Data is raw information. Data might be facts, statistics, opinions, or any kind of content that is recorded in some format. This could include voices, photos, names, and even dance moves!
Data can be organized into the following three types.
- Structured data is typically categorized as quantitative data and is highly organized. Structured data is information that can be organized in rows and columns. Perhaps you’ve seen structured data in a spreadsheet, like Google Sheets or Microsoft Excel. Examples of structured data includes names, dates, addresses, credit card numbers, stock information.
- Unstructured data, also known as dark data, is typically categorized as qualitative data. It cannot be processed and analyzed by conventional data tools and methods. Unstructured data lacks any built-in organization, or structure. Examples of unstructured data include images, texts, customer comments, medical records, and even song lyrics.
- Semi-structured data is the “bridge” between structured and unstructured data. It doesn’t have a predefined data model. It combines features of both structured data and unstructured data. It’s more complex than structured data, yet easier to store than unstructured data. Semi-structured data uses metadata to identify specific data characteristics and scale data into records and preset fields.

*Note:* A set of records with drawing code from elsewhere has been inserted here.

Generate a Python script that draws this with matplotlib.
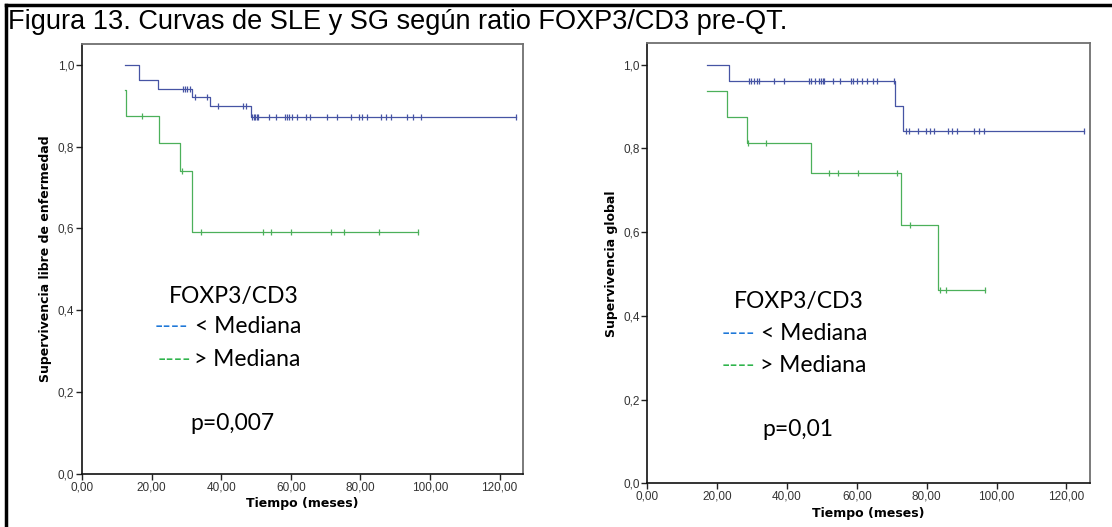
import matplotlib
matplotlib.use('Agg')
import matplotlib.pyplot as plt
from matplotlib.lines import Line2D
from matplotlib.ticker import FuncFormatter
import numpy as np

# SLE (left) curves: step start times and survival after each step
sle_blue_t = [12.4, 16.5, 21.8, 31.5, 36.8, 48.5]
sle_blue_s = [1.0, 0.962, 0.942, 0.922, 0.899, 0.873]
sle_blue_end = 124.7
sle_blue_cens = [29.0, 29.7, 30.3, 31.0, 32.4, 36.0, 39.0, 46.2, 47.0, 48.9, 49.4, 49.7,
                 50.2, 50.5, 53.6, 55.7, 58.2, 58.8, 59.4, 60.4, 61.8, 64.5, 65.4, 70.3,
                 73.2, 77.3, 79.5, 80.5, 81.9, 85.8, 87.3, 88.7, 93.4, 95.1, 97.3, 124.7]

sle_green_t = [12.4, 12.6, 22.2, 28.3, 31.5]
sle_green_s = [0.938, 0.875, 0.808, 0.740, 0.592]
sle_green_end = 96.5
sle_green_cens = [17.3, 28.6, 34.1, 52.0, 54.4, 60.2, 71.5, 75.2, 85.3, 96.5]

# SG (right) curves
sg_blue_t = [17.2, 23.5, 71.0, 73.2]
sg_blue_s = [1.0, 0.962, 0.902, 0.842]
sg_blue_end = 125.0
sg_blue_cens = [29.0, 29.8, 30.5, 31.3, 31.9, 36.3, 39.0, 46.3, 47.0, 48.1, 49.2, 49.7,
                50.2, 50.7, 53.1, 55.1, 58.2, 58.9, 59.9, 61.4, 62.8, 64.5, 65.7, 70.6,
                74.0, 75.0, 77.4, 79.8, 80.8, 82.0, 86.1, 87.3, 88.6, 93.4, 94.9, 96.3, 125.0]

sg_green_t = [17.2, 22.7, 28.5, 46.8, 72.5, 83.2]
sg_green_s = [0.938, 0.875, 0.8125, 0.740, 0.616, 0.462]
sg_green_end = 96.8
sg_green_cens = [28.8, 34.0, 51.9, 54.6, 60.2, 71.6, 75.2, 83.7, 85.4, 96.8]

x_ticks = [0, 20, 40, 60, 80, 100, 120]
y_ticks = [0.0, 0.2, 0.4, 0.6, 0.8, 1.0]

BLUE = '#4654a4'
GREEN = '#4cb05a'
DASH_BLUE = '#1f78d8'
DASH_GREEN = '#2fb44c'


def km_plot(ax, t, s, end, cens, color):
    xs = list(t) + [end]
    ys = list(s) + [s[-1]]
    ax.step(xs, ys, where='post', color=color, lw=0.9)
    idx = np.searchsorted(t, cens, side='right') - 1
    ax.plot(cens, np.array(s)[idx], ls='none', marker='|', ms=5, mew=0.9, color=color)


def style_axes(ax, ylabel):
    ax.set_xlim(0, 126.7)
    ax.set_ylim(0, 1.051)
    ax.set_xticks(x_ticks)
    ax.set_yticks(y_ticks)
    ax.xaxis.set_major_formatter(FuncFormatter(lambda v, p: ('%.2f' % v).replace('.', ',')))
    ax.yaxis.set_major_formatter(FuncFormatter(lambda v, p: ('%.1f' % v).replace('.', ',')))
    ax.tick_params(length=4, width=1, pad=1.5, labelsize=8.5, labelcolor='#333333',
                   color='#222222', labelfontfamily='Liberation Sans')
    for sp in ['top', 'right']:
        ax.spines[sp].set_color('#707070')
        ax.spines[sp].set_linewidth(1.3)
    for sp in ['left', 'bottom']:
        ax.spines[sp].set_color('#111111')
        ax.spines[sp].set_linewidth(1.2)
    ax.set_xlabel('Tiempo (meses)', fontsize=9, fontweight='bold', labelpad=3)
    ax.set_ylabel(ylabel, fontsize=9, fontweight='bold', labelpad=4)


def legend_text(ax, x_title, y_title, d1, t1, y1, d2, t2, y2, xp, yp, ptxt):
    kw = dict(transform=ax.transAxes, family='Lato', fontsize=16.5, va='baseline')
    ax.text(x_title, y_title, 'FOXP3/CD3', ha='center', color='black', **kw)
    ax.text(d1, y1, '----', ha='left', color=DASH_BLUE, **kw)
    ax.text(t1, y1, '< Mediana', ha='left', color='black', **kw)
    ax.text(d2, y2, '----', ha='left', color=DASH_GREEN, **kw)
    ax.text(t2, y2, '> Mediana', ha='left', color='black', **kw)
    ax.text(xp, yp, ptxt, ha='left', color='black', **kw)


fig = plt.figure(figsize=(11.12, 5.27), dpi=100)

ax1 = fig.add_axes([0.0737, 0.1015, 0.3966, 0.815])
km_plot(ax1, sle_blue_t, sle_blue_s, sle_blue_end, sle_blue_cens, BLUE)
km_plot(ax1, sle_green_t, sle_green_s, sle_green_end, sle_green_cens, GREEN)
style_axes(ax1, 'Supervivencia libre de enfermedad')
legend_text(ax1, 0.345, 0.398, 0.1655, 0.257, 0.327, 0.171, 0.254, 0.251, 0.246, 0.101, 'p=0,007')

ax2 = fig.add_axes([0.5821, 0.0829, 0.398, 0.835])
km_plot(ax2, sg_blue_t, sg_blue_s, sg_blue_end, sg_blue_cens, BLUE)
km_plot(ax2, sg_green_t, sg_green_s, sg_green_end, sg_green_cens, GREEN)
style_axes(ax2, 'Supervivencia global')
legend_text(ax2, 0.3416, 0.399, 0.168, 0.256, 0.326, 0.169, 0.2557, 0.253, 0.26, 0.1075, 'p=0,01')

fig.text(0.007, 1 - 29 / 527, 'Figura 13. Curvas de SLE y SG según ratio FOXP3/CD3 pre-QT.',
         family='Liberation Sans', fontsize=19.5, va='baseline', ha='left')

# outer frame (top and left only, as in the source crop)
fig.add_artist(Line2D([0.005, 1.0], [1 - 4.5 / 527, 1 - 4.5 / 527], color='black', lw=2.5))
fig.add_artist(Line2D([6 / 1112, 6 / 1112], [0, 1 - 4.5 / 527], color='black', lw=2.5))

fig.savefig('out.png', dpi=100)
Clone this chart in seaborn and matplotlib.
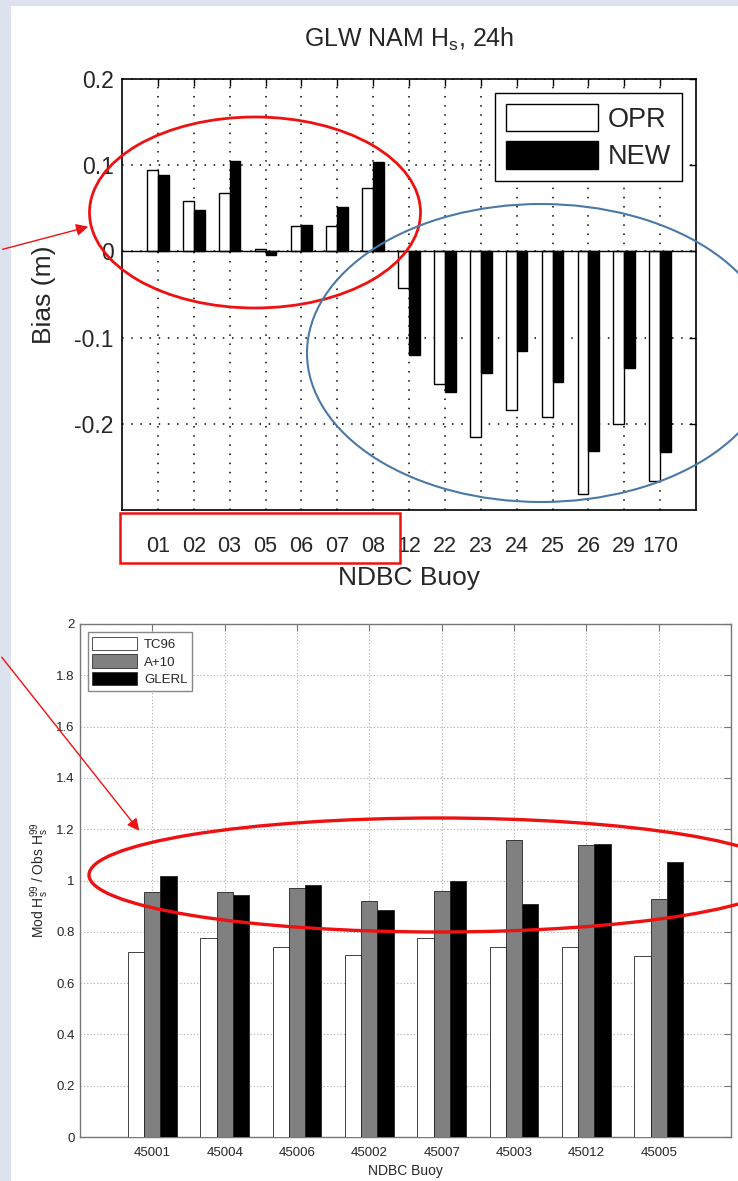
import matplotlib
matplotlib.use("Agg")
import matplotlib.pyplot as plt
import matplotlib.transforms as mtransforms
from matplotlib.patches import Ellipse, Rectangle, FancyArrowPatch, Patch
import seaborn as sns
import pandas as pd

# Top chart: GLW NAM Hs bias at 24h
buoys_top = ["01", "02", "03", "05", "06", "07", "08", "12", "22", "23", "24", "25", "26", "29", "170"]
opr = [0.094, 0.059, 0.068, 0.003, 0.029, 0.029, 0.074, -0.043, -0.154, -0.215,
       -0.184, -0.192, -0.281, -0.200, -0.266]
new = [0.089, 0.048, 0.105, -0.004, 0.031, 0.051, 0.104, -0.120, -0.163, -0.141,
       -0.115, -0.151, -0.232, -0.135, -0.233]
runs_top = ["OPR", "NEW"]

# Bottom chart: Mod Hs99 / Obs Hs99
buoys_bot = ["45001", "45004", "45006", "45002", "45007", "45003", "45012", "45005"]
tc96 = [0.722, 0.774, 0.742, 0.711, 0.774, 0.742, 0.739, 0.706]
a10 = [0.956, 0.956, 0.969, 0.920, 0.961, 1.159, 1.137, 0.928]
glerl = [1.017, 0.945, 0.983, 0.885, 0.998, 0.907, 1.141, 1.072]
runs_bot = ["TC96", "A+10", "GLERL"]

df_top = pd.DataFrame({
    "buoy": buoys_top * 2,
    "bias": opr + new,
    "run": ["OPR"] * len(buoys_top) + ["NEW"] * len(buoys_top),
})
df_bot = pd.DataFrame({
    "buoy": buoys_bot * 3,
    "ratio": tc96 + a10 + glerl,
    "run": ["TC96"] * len(buoys_bot) + ["A+10"] * len(buoys_bot) + ["GLERL"] * len(buoys_bot),
})

sns.set_style("white")
plt.rcParams["font.family"] = ["Liberation Sans", "DejaVu Sans"]
plt.rcParams["mathtext.fontset"] = "custom"
plt.rcParams["mathtext.rm"] = "Liberation Sans"
plt.rcParams["mathtext.it"] = "Liberation Sans"
plt.rcParams["axes.unicode_minus"] = False

W, H = 738, 1181
fig = plt.figure(figsize=(W / 100, H / 100), dpi=100, facecolor="#dce3ee")
px = mtransforms.Affine2D().scale(1 / W, -1 / H).translate(0, 1) + fig.transFigure

# white slide panel
fig.add_artist(Rectangle((11, 6), W, H, transform=px, facecolor="white",
                         edgecolor="none", zorder=-10))

def place(x0, y0, x1, y1):
    return [x0 / W, 1 - y1 / H, (x1 - x0) / W, (y1 - y0) / H]

# ---------------- top chart ----------------
ax1 = fig.add_axes(place(122, 79, 696, 510))
sns.barplot(data=df_top, x="buoy", y="bias", hue="run", order=buoys_top,
            hue_order=runs_top, palette={"OPR": "white", "NEW": "black"},
            edgecolor="black", linewidth=1.0, width=0.6, errorbar=None,
            legend=False, ax=ax1, zorder=3)
ax1.set_xlim(-1, len(buoys_top))
ax1.set_ylim(-0.3, 0.2)
ax1.set_yticks([0.2, 0.1, 0, -0.1, -0.2])
ax1.set_yticklabels(["0.2", "0.1", "0", "-0.1", "-0.2"])
ax1.axhline(0, color="black", lw=1.0, zorder=4)
ax1.set_axisbelow(True)
ax1.grid(True, color="black", linestyle=(0, (1, 5)), linewidth=1.1)
ax1.tick_params(axis="both", direction="in", top=True, right=True, length=5,
                width=1, color="black")
ax1.tick_params(axis="y", labelsize=16.5, pad=6)
ax1.tick_params(axis="x", labelsize=15.5, pad=19)
for sp in ax1.spines.values():
    sp.set_color("black")
    sp.set_linewidth(1.2)
ax1.set_title("GLW NAM H$_{\\rm s}$, 24h", fontsize=18, pad=23)
ax1.set_xlabel("NDBC Buoy", fontsize=19, labelpad=6)
ax1.set_ylabel("Bias (m)", fontsize=19)
ax1.yaxis.set_label_coords(-0.115, 0.5)
h_top = [Patch(facecolor="white", edgecolor="black", lw=1),
         Patch(facecolor="black", edgecolor="black", lw=1)]
leg1 = ax1.legend(h_top, runs_top, loc="upper right", bbox_to_anchor=(0.976, 0.968),
                  borderaxespad=0, fontsize=19.5, handlelength=3.4, handleheight=1.2,
                  handletextpad=0.37, labelspacing=0.3, fancybox=False, framealpha=1,
                  edgecolor="black", borderpad=0.4)
leg1.get_frame().set_linewidth(1.0)

# ---------------- bottom chart ----------------
ax2 = fig.add_axes(place(80, 624, 731, 1137))
sns.barplot(data=df_bot, x="buoy", y="ratio", hue="run", order=buoys_bot,
            hue_order=runs_bot,
            palette={"TC96": "white", "A+10": "#808080", "GLERL": "black"},
            edgecolor="#222222", linewidth=0.6, width=0.675, errorbar=None,
            legend=False, ax=ax2, zorder=3)
ax2.set_xlim(-1, len(buoys_bot))
ax2.set_ylim(0, 2)
ax2.set_yticks([0, 0.2, 0.4, 0.6, 0.8, 1.0, 1.2, 1.4, 1.6, 1.8, 2.0])
ax2.set_yticklabels(["0", "0.2", "0.4", "0.6", "0.8", "1", "1.2", "1.4", "1.6", "1.8", "2"])
ax2.set_axisbelow(True)
ax2.grid(True, color="#aaaaaa", linestyle=(0, (1, 2)), linewidth=0.8)
ax2.tick_params(axis="both", direction="in", top=True, right=True, length=5,
                width=0.8, color="#777777", labelsize=9.5)
ax2.tick_params(axis="y", pad=4)
ax2.tick_params(axis="x", pad=7)
for sp in ax2.spines.values():
    sp.set_color("#777777")
    sp.set_linewidth(1.0)
ax2.set_xlabel("NDBC Buoy", fontsize=10, labelpad=4)
ax2.set_ylabel("Mod H$_{\\rm s}^{99}$ / Obs H$_{\\rm s}^{99}$", fontsize=10)
ax2.yaxis.set_label_coords(-0.045, 0.5)
h_bot = [Patch(facecolor="white", edgecolor="#333333", lw=0.6),
         Patch(facecolor="#808080", edgecolor="#333333", lw=0.6),
         Patch(facecolor="black", edgecolor="#333333", lw=0.6)]
leg2 = ax2.legend(h_bot, runs_bot, loc="upper left", bbox_to_anchor=(0.012, 0.984),
                  borderaxespad=0, fontsize=9.5, handlelength=3.4, handleheight=1.2,
                  handletextpad=0.5, labelspacing=0.25, fancybox=False, framealpha=1,
                  edgecolor="#888888", borderpad=0.35)

# ---------------- slide annotations ----------------
red = "#ee1111"
fig.add_artist(Ellipse((255, 212.5), 331, 191, transform=px, fill=False,
                       edgecolor=red, lw=2.0, clip_on=False, zorder=10))
fig.add_artist(Ellipse((541, 353), 468, 298, transform=px, fill=False,
                       edgecolor="#4a79a8", lw=1.5, clip_on=False, zorder=10))
fig.add_artist(Rectangle((120, 513), 280, 50, transform=px, fill=False,
                         edgecolor=red, lw=1.8, clip_on=False, zorder=10))
fig.add_artist(Ellipse((438, 875), 698, 114, transform=px, fill=False,
                       edgecolor=red, lw=2.4, clip_on=False, zorder=10))
fig.add_artist(FancyArrowPatch((0, 250), (91, 226), transform=px,
                               arrowstyle="-|>", mutation_scale=18, color=red,
                               lw=1.0, zorder=10))
fig.add_artist(FancyArrowPatch((0, 655), (141, 833), transform=px,
                               arrowstyle="-|>", mutation_scale=18, color=red,
                               lw=1.0, zorder=10))

fig.savefig("out.png", dpi=100, facecolor=fig.get_facecolor())
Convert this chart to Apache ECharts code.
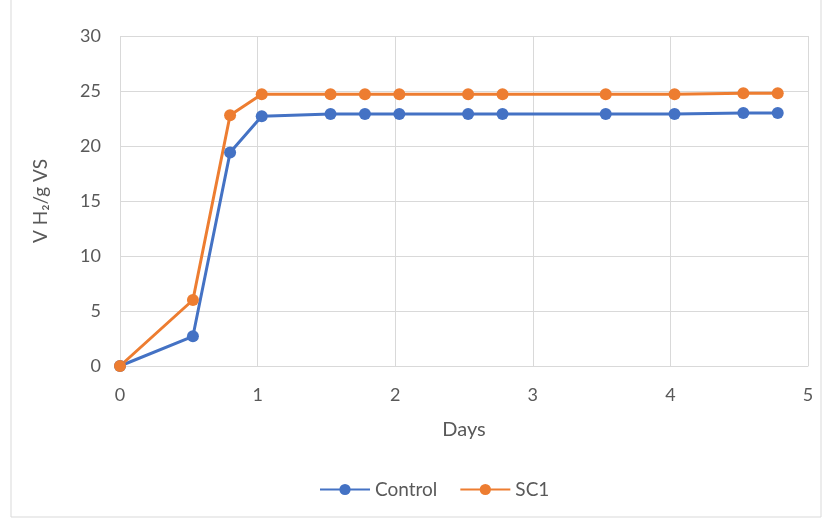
<!DOCTYPE html>
<html>
<head>
<meta charset="utf-8">
<script src="https://cdn.jsdelivr.net/npm/echarts@6/dist/echarts.min.js"></script>
<style>
  html, body { margin: 0; padding: 0; background: #fff; }
  #main { width: 830px; height: 522px; }
</style>
</head>
<body>
<div id="main"></div>
<script>
// days of sampling
let days = [0, 0.53, 0.8, 1.03, 1.53, 1.78, 2.03, 2.53, 2.78, 3.53, 4.03, 4.53, 4.78];
let control = [0, 2.7, 19.4, 22.7, 22.9, 22.9, 22.9, 22.9, 22.9, 22.9, 22.9, 23.0, 23.0];
let sc1 = [0, 6.0, 22.8, 24.7, 24.7, 24.7, 24.7, 24.7, 24.7, 24.7, 24.7, 24.8, 24.8];
let names = ["Control", "SC1"];
let colors = ["#4472C4", "#ED7D31"];

let font = "Lato, 'Open Sans', sans-serif";
let pairs = (ys) => days.map((x, i) => [x, ys[i]]);

let chart = echarts.init(document.getElementById("main"));

chart.setOption({
  animation: false,
  textStyle: { fontFamily: font },
  graphic: [{
    type: "rect",
    shape: { x: 11, y: -2, width: 810, height: 519 },
    style: { fill: "none", stroke: "#d9d9d9", lineWidth: 1 }
  }],
  grid: { left: 120, right: 22, top: 36, bottom: 156 },
  legend: {
    bottom: 18,
    left: 314,
    itemWidth: 50,
    itemHeight: 14,
    itemGap: 22,
    textStyle: { fontSize: 19, color: "#595959", fontFamily: font },
    data: names
  },
  xAxis: {
    type: "value",
    min: 0, max: 5, interval: 1,
    name: "Days",
    nameLocation: "middle",
    nameGap: 54,
    nameTextStyle: { fontSize: 20, color: "#595959" },
    axisLine: { show: true, lineStyle: { color: "#d9d9d9" } },
    axisTick: { show: false },
    axisLabel: { fontSize: 18, color: "#595959", margin: 20 },
    splitLine: { show: true, lineStyle: { color: "#d9d9d9", width: 1 } }
  },
  yAxis: {
    type: "value",
    min: 0, max: 30, interval: 5,
    name: "V H\u2082/g VS",
    nameLocation: "middle",
    nameGap: 70,
    nameTextStyle: { fontSize: 19, color: "#595959" },
    axisLine: { show: false },
    axisTick: { show: false },
    axisLabel: { fontSize: 18, color: "#595959", margin: 19 },
    splitLine: { lineStyle: { color: "#d9d9d9", width: 1 } }
  },
  series: [
    {
      name: names[0],
      type: "line",
      data: pairs(control),
      symbol: "circle",
      symbolSize: 12,
      color: colors[0],
      lineStyle: { width: 3 }
    },
    {
      name: names[1],
      type: "line",
      data: pairs(sc1),
      symbol: "circle",
      symbolSize: 12,
      color: colors[1],
      lineStyle: { width: 3 }
    }
  ]
});
</script>
</body>
</html>
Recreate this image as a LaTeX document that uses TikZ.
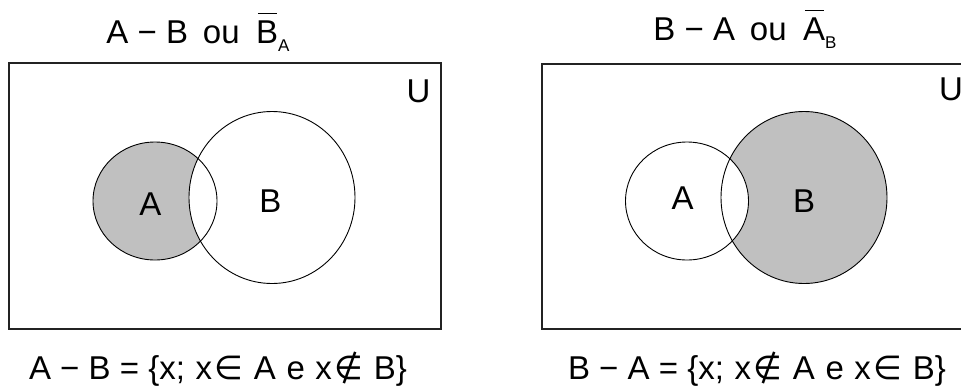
\documentclass[tikz,border=0pt]{standalone}
\usepackage{fontspec}
\setmainfont{Liberation Sans}
\newfontfamily\symf{DejaVu Sans}
\definecolor{areagray}{RGB}{192,192,192}
\definecolor{framecol}{RGB}{35,35,35}
\newcommand\ovbar[1]{\setbox0\hbox{#1}\rlap{\hbox to \wd0{\hss\rule[29pt]{0.85\wd0}{1.4pt}\hss}}\box0}
\newcommand\subtx[1]{\raisebox{-8pt}{\fontsize{17}{20}\selectfont #1}}
\newcommand\gap{\hspace{0.32em}}
\begin{document}
\begin{tikzpicture}[x=1pt,y=-1pt,
  lbl/.style={font=\fontsize{33}{38}\selectfont, inner sep=0pt, anchor=base},
  universe/.style={draw=framecol, line width=1.7pt},
  setline/.style={draw=black, line width=0.9pt}]
\useasboundingbox (0,0) rectangle (961,389);
\clip (0,0) rectangle (961,389);
% ---------- left diagram: A - B ----------
\draw[universe] (9,63) rectangle (441,329);
\fill[areagray] (155,201) ellipse [x radius=62, y radius=59];
\fill[white] (272,197.5) ellipse [x radius=83, y radius=86];
\draw[setline] (155,201) ellipse [x radius=62, y radius=59];
\draw[setline] (272,197.5) ellipse [x radius=83, y radius=86];
\node[lbl] (tA) at (198,43) {A − B\hspace{0.45em}ou\hspace{0.5em}\ovbar{B}\subtx{A}};
\node[lbl] (uL) at (418.5,102) {U};
\node[lbl] (aL) at (150.5,215) {A};
\node[lbl] (bL) at (270.5,212) {B};
\node[lbl] (fA) at (218,379) {A − B = \{x;\gap x\hspace{0.08em}{\symf ∈}\gap A\gap e\gap x\hspace{0.08em}{\symf ∉}\gap B\}};
% ---------- right diagram: B - A ----------
\draw[universe] (542,64) rectangle (975,329);
\fill[areagray] (804,197.5) ellipse [x radius=83, y radius=86];
\fill[white] (687,201) ellipse [x radius=61.5, y radius=59];
\draw[setline] (687,201) ellipse [x radius=61.5, y radius=59];
\draw[setline] (804,197.5) ellipse [x radius=83, y radius=86];
\node[lbl] (tB) at (745,40) {B − A\hspace{0.45em}ou\hspace{0.5em}\ovbar{A}\subtx{B}};
\node[lbl] (uR) at (951,100) {U};
\node[lbl] (aR) at (682.5,209) {A};
\node[lbl] (bR) at (804,212) {B};
\node[lbl] (fB) at (757,379) {B − A = \{x;\gap x\hspace{0.08em}{\symf ∉}\gap A\gap e\gap x\hspace{0.08em}{\symf ∈}\gap B\}};
\end{tikzpicture}
\end{document}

Metadata ultimately enables semi-structured data to be better cataloged, searched, and analyzed than unstructured data. An example of semi-structured data is a video on a social media site. The video by itself is unstructured data, but a video typically has text for the internet to easily categorize that information, such as through a hashtag to identify a location.
The importance of unstructured data is rapidly increasing. Recent projections(opens in a new tab) indicate that 95% of businesses prioritize unstructured data management.